[Figure scripts]

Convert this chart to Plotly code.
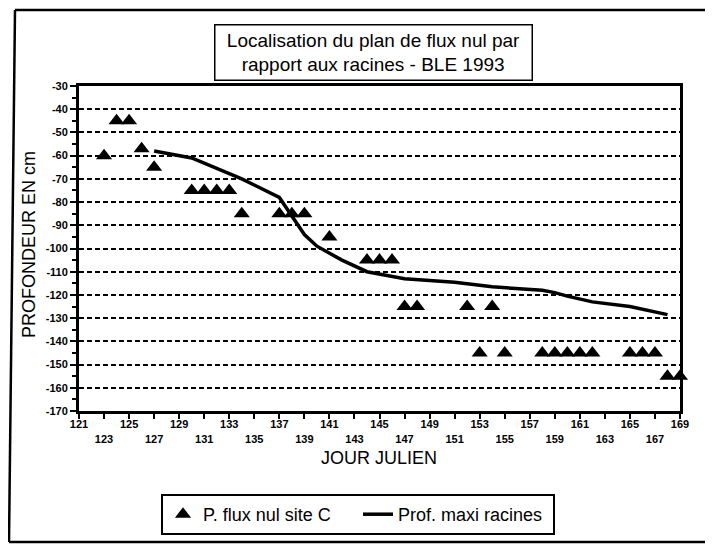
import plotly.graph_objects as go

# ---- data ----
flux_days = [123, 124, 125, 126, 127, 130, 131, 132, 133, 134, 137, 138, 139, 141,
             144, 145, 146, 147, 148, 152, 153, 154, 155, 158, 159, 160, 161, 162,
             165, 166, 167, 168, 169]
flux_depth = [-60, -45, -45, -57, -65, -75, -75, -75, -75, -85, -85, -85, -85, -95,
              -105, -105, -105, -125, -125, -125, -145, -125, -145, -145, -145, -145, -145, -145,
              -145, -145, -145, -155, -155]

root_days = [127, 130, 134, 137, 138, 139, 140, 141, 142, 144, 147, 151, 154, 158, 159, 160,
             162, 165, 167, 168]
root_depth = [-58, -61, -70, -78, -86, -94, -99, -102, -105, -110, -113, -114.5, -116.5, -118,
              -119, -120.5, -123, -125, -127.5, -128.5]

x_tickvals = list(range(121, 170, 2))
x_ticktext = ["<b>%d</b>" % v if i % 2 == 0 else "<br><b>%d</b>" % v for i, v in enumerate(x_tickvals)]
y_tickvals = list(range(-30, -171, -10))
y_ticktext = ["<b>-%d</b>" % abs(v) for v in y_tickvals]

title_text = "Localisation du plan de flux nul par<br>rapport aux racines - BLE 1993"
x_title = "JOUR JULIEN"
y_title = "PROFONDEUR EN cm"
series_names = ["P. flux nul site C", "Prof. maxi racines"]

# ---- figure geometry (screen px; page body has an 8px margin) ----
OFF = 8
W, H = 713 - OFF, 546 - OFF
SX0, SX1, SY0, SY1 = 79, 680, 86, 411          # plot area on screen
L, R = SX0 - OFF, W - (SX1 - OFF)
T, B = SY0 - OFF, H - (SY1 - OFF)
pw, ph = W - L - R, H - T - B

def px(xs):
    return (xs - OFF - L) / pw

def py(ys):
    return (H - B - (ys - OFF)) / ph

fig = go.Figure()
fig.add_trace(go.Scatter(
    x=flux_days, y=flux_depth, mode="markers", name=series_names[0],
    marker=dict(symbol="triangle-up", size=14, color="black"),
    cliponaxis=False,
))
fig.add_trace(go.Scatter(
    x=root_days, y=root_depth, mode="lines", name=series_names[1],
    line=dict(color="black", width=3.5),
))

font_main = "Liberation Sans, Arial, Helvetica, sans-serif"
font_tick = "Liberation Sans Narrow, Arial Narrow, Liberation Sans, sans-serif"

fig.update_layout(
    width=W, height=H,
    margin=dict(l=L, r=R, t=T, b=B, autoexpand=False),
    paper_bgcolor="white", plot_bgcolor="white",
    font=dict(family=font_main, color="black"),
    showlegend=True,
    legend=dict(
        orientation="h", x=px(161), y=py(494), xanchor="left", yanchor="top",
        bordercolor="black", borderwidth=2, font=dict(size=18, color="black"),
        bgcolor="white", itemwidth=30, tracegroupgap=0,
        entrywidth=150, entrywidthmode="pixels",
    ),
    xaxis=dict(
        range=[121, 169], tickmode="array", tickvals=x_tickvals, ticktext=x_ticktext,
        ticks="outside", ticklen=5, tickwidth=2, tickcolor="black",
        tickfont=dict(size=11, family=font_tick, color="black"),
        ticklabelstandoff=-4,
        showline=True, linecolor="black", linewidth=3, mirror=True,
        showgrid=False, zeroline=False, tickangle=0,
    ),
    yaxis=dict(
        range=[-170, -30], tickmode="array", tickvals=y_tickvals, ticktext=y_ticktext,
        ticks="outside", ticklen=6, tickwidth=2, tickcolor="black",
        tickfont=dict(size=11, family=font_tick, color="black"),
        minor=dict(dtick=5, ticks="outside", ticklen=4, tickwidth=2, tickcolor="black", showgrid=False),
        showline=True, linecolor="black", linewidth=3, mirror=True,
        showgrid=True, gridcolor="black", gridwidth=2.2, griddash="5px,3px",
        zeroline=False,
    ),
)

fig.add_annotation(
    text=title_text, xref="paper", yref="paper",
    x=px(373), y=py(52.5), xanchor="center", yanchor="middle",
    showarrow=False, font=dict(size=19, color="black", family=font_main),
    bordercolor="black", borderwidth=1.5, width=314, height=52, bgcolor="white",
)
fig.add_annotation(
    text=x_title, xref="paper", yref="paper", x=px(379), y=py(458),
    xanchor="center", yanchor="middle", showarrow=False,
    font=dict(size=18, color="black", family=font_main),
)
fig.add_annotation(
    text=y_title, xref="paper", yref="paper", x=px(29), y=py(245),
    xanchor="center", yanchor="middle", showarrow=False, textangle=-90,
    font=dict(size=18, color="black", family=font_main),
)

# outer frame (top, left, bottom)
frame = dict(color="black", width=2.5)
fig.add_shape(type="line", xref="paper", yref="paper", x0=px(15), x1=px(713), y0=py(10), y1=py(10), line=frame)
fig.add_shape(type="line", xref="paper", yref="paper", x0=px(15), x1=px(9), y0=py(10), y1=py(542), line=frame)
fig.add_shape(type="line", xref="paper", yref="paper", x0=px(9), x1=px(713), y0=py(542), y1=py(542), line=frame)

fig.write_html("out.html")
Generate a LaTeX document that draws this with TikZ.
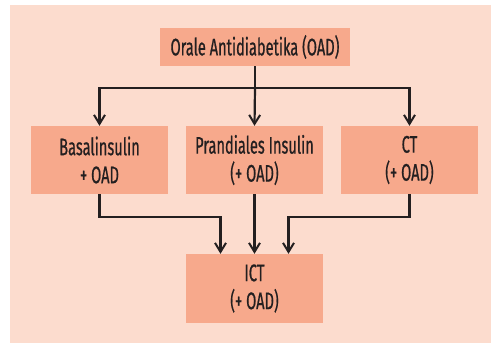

SET TASK: Restate the whole listing above exactly, except for its images.

TASK SOLUTION:
Convert this chart to Plotly code.
import plotly.graph_objects as go

# ---- data ----
flux_days = [123, 124, 125, 126, 127, 130, 131, 132, 133, 134, 137, 138, 139, 141,
             144, 145, 146, 147, 148, 152, 153, 154, 155, 158, 159, 160, 161, 162,
             165, 166, 167, 168, 169]
flux_depth = [-60, -45, -45, -57, -65, -75, -75, -75, -75, -85, -85, -85, -85, -95,
              -105, -105, -105, -125, -125, -125, -145, -125, -145, -145, -145, -145, -145, -145,
              -145, -145, -145, -155, -155]

root_days = [127, 130, 134, 137, 138, 139, 140, 141, 142, 144, 147, 151, 154, 158, 159, 160,
             162, 165, 167, 168]
root_depth = [-58, -61, -70, -78, -86, -94, -99, -102, -105, -110, -113, -114.5, -116.5, -118,
              -119, -120.5, -123, -125, -127.5, -128.5]

x_tickvals = list(range(121, 170, 2))
x_ticktext = ["<b>%d</b>" % v if i % 2 == 0 else "<br><b>%d</b>" % v for i, v in enumerate(x_tickvals)]
y_tickvals = list(range(-30, -171, -10))
y_ticktext = ["<b>-%d</b>" % abs(v) for v in y_tickvals]

title_text = "Localisation du plan de flux nul par<br>rapport aux racines - BLE 1993"
x_title = "JOUR JULIEN"
y_title = "PROFONDEUR EN cm"
series_names = ["P. flux nul site C", "Prof. maxi racines"]

# ---- figure geometry (screen px; page body has an 8px margin) ----
OFF = 8
W, H = 713 - OFF, 546 - OFF
SX0, SX1, SY0, SY1 = 79, 680, 86, 411          # plot area on screen
L, R = SX0 - OFF, W - (SX1 - OFF)
T, B = SY0 - OFF, H - (SY1 - OFF)
pw, ph = W - L - R, H - T - B

def px(xs):
    return (xs - OFF - L) / pw

def py(ys):
    return (H - B - (ys - OFF)) / ph

fig = go.Figure()
fig.add_trace(go.Scatter(
    x=flux_days, y=flux_depth, mode="markers", name=series_names[0],
    marker=dict(symbol="triangle-up", size=14, color="black"),
    cliponaxis=False,
))
fig.add_trace(go.Scatter(
    x=root_days, y=root_depth, mode="lines", name=series_names[1],
    line=dict(color="black", width=3.5),
))

font_main = "Liberation Sans, Arial, Helvetica, sans-serif"
font_tick = "Liberation Sans Narrow, Arial Narrow, Liberation Sans, sans-serif"

fig.update_layout(
    width=W, height=H,
    margin=dict(l=L, r=R, t=T, b=B, autoexpand=False),
    paper_bgcolor="white", plot_bgcolor="white",
    font=dict(family=font_main, color="black"),
    showlegend=True,
    legend=dict(
        orientation="h", x=px(161), y=py(494), xanchor="left", yanchor="top",
        bordercolor="black", borderwidth=2, font=dict(size=18, color="black"),
        bgcolor="white", itemwidth=30, tracegroupgap=0,
        entrywidth=150, entrywidthmode="pixels",
    ),
    xaxis=dict(
        range=[121, 169], tickmode="array", tickvals=x_tickvals, ticktext=x_ticktext,
        ticks="outside", ticklen=5, tickwidth=2, tickcolor="black",
        tickfont=dict(size=11, family=font_tick, color="black"),
        ticklabelstandoff=-4,
        showline=True, linecolor="black", linewidth=3, mirror=True,
        showgrid=False, zeroline=False, tickangle=0,
    ),
    yaxis=dict(
        range=[-170, -30], tickmode="array", tickvals=y_tickvals, ticktext=y_ticktext,
        ticks="outside", ticklen=6, tickwidth=2, tickcolor="black",
        tickfont=dict(size=11, family=font_tick, color="black"),
        minor=dict(dtick=5, ticks="outside", ticklen=4, tickwidth=2, tickcolor="black", showgrid=False),
        showline=True, linecolor="black", linewidth=3, mirror=True,
        showgrid=True, gridcolor="black", gridwidth=2.2, griddash="5px,3px",
        zeroline=False,
    ),
)

fig.add_annotation(
    text=title_text, xref="paper", yref="paper",
    x=px(373), y=py(52.5), xanchor="center", yanchor="middle",
    showarrow=False, font=dict(size=19, color="black", family=font_main),
    bordercolor="black", borderwidth=1.5, width=314, height=52, bgcolor="white",
)
fig.add_annotation(
    text=x_title, xref="paper", yref="paper", x=px(379), y=py(458),
    xanchor="center", yanchor="middle", showarrow=False,
    font=dict(size=18, color="black", family=font_main),
)
fig.add_annotation(
    text=y_title, xref="paper", yref="paper", x=px(29), y=py(245),
    xanchor="center", yanchor="middle", showarrow=False, textangle=-90,
    font=dict(size=18, color="black", family=font_main),
)

# outer frame (top, left, bottom)
frame = dict(color="black", width=2.5)
fig.add_shape(type="line", xref="paper", yref="paper", x0=px(15), x1=px(713), y0=py(10), y1=py(10), line=frame)
fig.add_shape(type="line", xref="paper", yref="paper", x0=px(15), x1=px(9), y0=py(10), y1=py(542), line=frame)
fig.add_shape(type="line", xref="paper", yref="paper", x0=px(9), x1=px(713), y0=py(542), y1=py(542), line=frame)

fig.write_html("out.html")
Generate a LaTeX document that draws this with TikZ.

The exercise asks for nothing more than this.